Around the time the Afghan war ended, things started changing for Osama. Salem was killed in 1988, while piloting a light plane in Texas. Osama drifted back home to Jidda and took part in the family construction business, but his anger flared when American troops arrived on Saudi soil in the prelude to the 1990 Gulf War. From there, his troubles mounted. The louder he voiced outrage at the infidels’ presence, the more uncomfortable Saudi leaders grew. He was stripped of his citizenship three years after he settled in Sudan in 1991, and lived there in relative comfort until 1996, when the Khartoum government threw him out. His old Afghan stomping ground proved to be his only haven, and from there, he fulminated and plotted attacks against the United States. After al-Qaeda’s deadly 1998 bombings of US embassies in Kenya and Tanzania, and the unsuccessful retaliatory strikes that followed, cassettes praising Osama went on sale in Pakistan. One song included the refrain “You’ve seen one Osama. You’ll soon see a million.” But The Bin Ladens makes abundantly clear that there’s really only one Osama—and though he shares the ideology and outlook of many others, he is very much the peculiar, singular product of his exceptional family.
Coll argues that Osama’s main contributions to al-Qaeda “all derived from his experience as a Bin Laden: his emphasis on diversity and inclusion, his confidence about money and administration, and his attraction to the technologies of global integration . . . these family-derived strengths of Osama’s would become more important to Al Qaeda’s potency than its underlying Islamic ideology, which was commonplace among militant groups.” That’s a vital insight, providing much-needed depth and context to our understanding of Osama and the movement he leads. But other questions remain unanswered. Coll effectively pinpoints when and where Osama became radicalized, but it’s still not clear exactly why he diverged so violently from the rest of his mainstream Saudi family. What made him succumb to the influence of the gym teacher who ran the after-school Islamist meetings? Why did that particular father figure, and other similarly radical ones after him, fill the void left by Mohamed’s death more than Osama’s own “mild, reliable” stepfather could? And why did Osama’s anger at the United States, common to so many Arabs of his generation, mutate into outright hatred and the need to kill? Osama’s anti-US grievances—apart from his resentment of Washington for apparently pressuring Sudan to expel him in 1996—are political rather than personal. But as Coll emphasizes, Osama often felt isolated, victimized, and persecuted.

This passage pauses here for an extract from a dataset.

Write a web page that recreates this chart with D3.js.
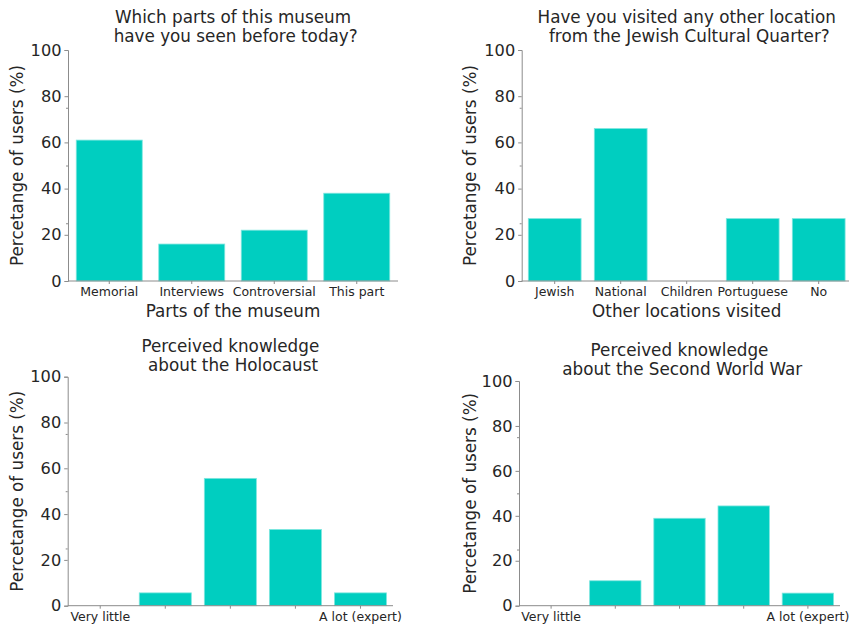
<!DOCTYPE html>
<html>
<head>
<meta charset="utf-8">
<script src="https://cdn.jsdelivr.net/npm/d3@7/dist/d3.min.js"></script>
<style>
  html, body { margin: 0; padding: 0; background: #fff; }
  svg { display: block; font-family: "DejaVu Sans", sans-serif; }
</style>
</head>
<body>
<svg id="chart" width="849" height="626"></svg>
<script>
// Survey results (percentage of users)
const partsCategories = ["Memorial", "Interviews", "Controversial", "This part"];
const partsValues = [61, 16, 22, 38];

const locationCategories = ["Jewish", "National", "Children", "Portuguese", "No"];
const locationValues = [27, 66, 0, 27, 27];

const knowledgeLevels = ["1", "2", "3", "4", "5"];
const knowledgeTickLabels = ["Very little", "", "", "", "A lot (expert)"];
const holocaustValues = [0, 5.6, 55.6, 33.3, 5.6];
const wwiiValues = [0, 11.1, 38.9, 44.4, 5.6];

const yTicks = [0, 20, 40, 60, 80, 100];
const yMinorTicks = [25, 50, 75];

const barColor = "#00cec0";
const textColor = "#262626";
const spineColor = "#8c8c8c";

const panels = [
  {
    title: ["Which parts of this museum", " have you seen before today?"],
    titleY: 17,
    xLabel: "Parts of the museum",
    categories: partsCategories, tickLabels: partsCategories, values: partsValues,
    x0: 68, x1: 398, yTop: 50, yBottom: 281, yLabelX: 17
  },
  {
    title: ["Have you visited any other location", " from the Jewish Cultural Quarter?"],
    titleY: 17,
    xLabel: "Other locations visited",
    categories: locationCategories, tickLabels: locationCategories, values: locationValues,
    x0: 521.7, x1: 851.7, yTop: 50, yBottom: 281, yLabelX: 470
  },
  {
    title: ["Perceived knowledge", " about the Holocaust"],
    titleY: 346,
    xLabel: null,
    categories: knowledgeLevels, tickLabels: knowledgeTickLabels, values: holocaustValues,
    x0: 67.7, x1: 393, yTop: 376.7, yBottom: 605.7, yLabelX: 17
  },
  {
    title: ["Perceived knowledge", " about the Second World War"],
    titleY: 350,
    xLabel: null,
    categories: knowledgeLevels, tickLabels: knowledgeTickLabels, values: wwiiValues,
    x0: 519, x1: 840, yTop: 381, yBottom: 605.7, yLabelX: 470
  }
];

const svg = d3.select("#chart");

panels.forEach(p => {
  const g = svg.append("g");

  const x = d3.scaleBand()
    .domain(p.categories)
    .range([p.x0, p.x1])
    .paddingInner(0.2)
    .paddingOuter(0.1);

  const y = d3.scaleLinear().domain([0, 100]).range([p.yBottom, p.yTop]);

  // bars
  g.selectAll("rect.bar")
    .data(p.values)
    .join("rect")
    .attr("class", "bar")
    .attr("x", (d, i) => x(p.categories[i]))
    .attr("width", x.bandwidth())
    .attr("y", d => y(d))
    .attr("height", d => y(0) - y(d))
    .attr("fill", barColor)
    .attr("stroke", d => d > 0 ? "#7fe6df" : "none")
    .attr("stroke-width", 0.8);

  // y axis (major + minor ticks)
  const yAxis = g.append("g")
    .attr("transform", `translate(${p.x0},0)`)
    .call(d3.axisLeft(y).tickValues(yTicks).tickSize(3.5).tickPadding(3).tickFormat(d3.format("d")));
  yAxis.select(".domain").attr("stroke", spineColor).attr("stroke-width", 1);
  yAxis.selectAll(".tick line").attr("stroke", spineColor);
  yAxis.selectAll(".tick text")
    .attr("fill", textColor)
    .attr("font-size", "16.2px")
    .attr("font-family", "DejaVu Sans");

  const yMinor = g.append("g")
    .attr("transform", `translate(${p.x0},0)`)
    .call(d3.axisLeft(y).tickValues(yMinorTicks).tickSize(2).tickFormat(""));
  yMinor.select(".domain").remove();
  yMinor.selectAll(".tick line").attr("stroke", spineColor);

  // x axis
  const xAxis = g.append("g")
    .attr("transform", `translate(0,${p.yBottom})`)
    .call(d3.axisBottom(x).tickSize(3).tickPadding(3.5).tickSizeOuter(0)
      .tickFormat((d, i) => p.tickLabels[i]));
  xAxis.select(".domain")
    .attr("stroke", spineColor)
    .attr("d", `M${p.x0},0H${p.x1}`);
  xAxis.selectAll(".tick line").attr("stroke", spineColor);
  xAxis.selectAll(".tick text")
    .attr("fill", textColor)
    .attr("font-size", "12.5px")
    .attr("font-family", "DejaVu Sans");

  // title
  const cx = (p.x0 + p.x1) / 2;
  const title = g.append("text")
    .attr("text-anchor", "middle")
    .attr("fill", textColor)
    .attr("font-size", "16.8px")
    .style("white-space", "pre");
  p.title.forEach((line, i) => {
    title.append("tspan")
      .attr("x", cx)
      .attr("y", p.titleY + i * 18.8)
      .attr("dominant-baseline", "central")
      .text(line);
  });

  // axis labels
  g.append("text")
    .attr("transform", `translate(${p.yLabelX},${(p.yTop + p.yBottom) / 2}) rotate(-90)`)
    .attr("text-anchor", "middle")
    .attr("dominant-baseline", "central")
    .attr("fill", textColor)
    .attr("font-size", "16.8px")
    .text("Percetange of users (%)");

  if (p.xLabel) {
    g.append("text")
      .attr("x", cx)
      .attr("y", p.yBottom + 29.5)
      .attr("text-anchor", "middle")
      .attr("dominant-baseline", "central")
      .attr("fill", textColor)
      .attr("font-size", "16.8px")
      .text(p.xLabel);
  }
});
</script>
</body>
</html>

Even so, when his relatives faced personal trouble, they coped by making more money, going out horseback riding, or designing watches or perfumes. So the question remains: How did Osama’s specific set of emotional troubles morph into such large-scale murderous rage? We may never arrive at definitive answers to these questions. Still, Coll has brought us to the point where we can imagine such explanations taking shape—and in the confused, contentious litany of Western reckonings with al-Qaeda, that alone renders The Bin Ladens a remarkable and crucial achievement.
Hannah Bloch was Time magazine’s correspondent in Pakistan and Afghanistan from 1996 to 2002.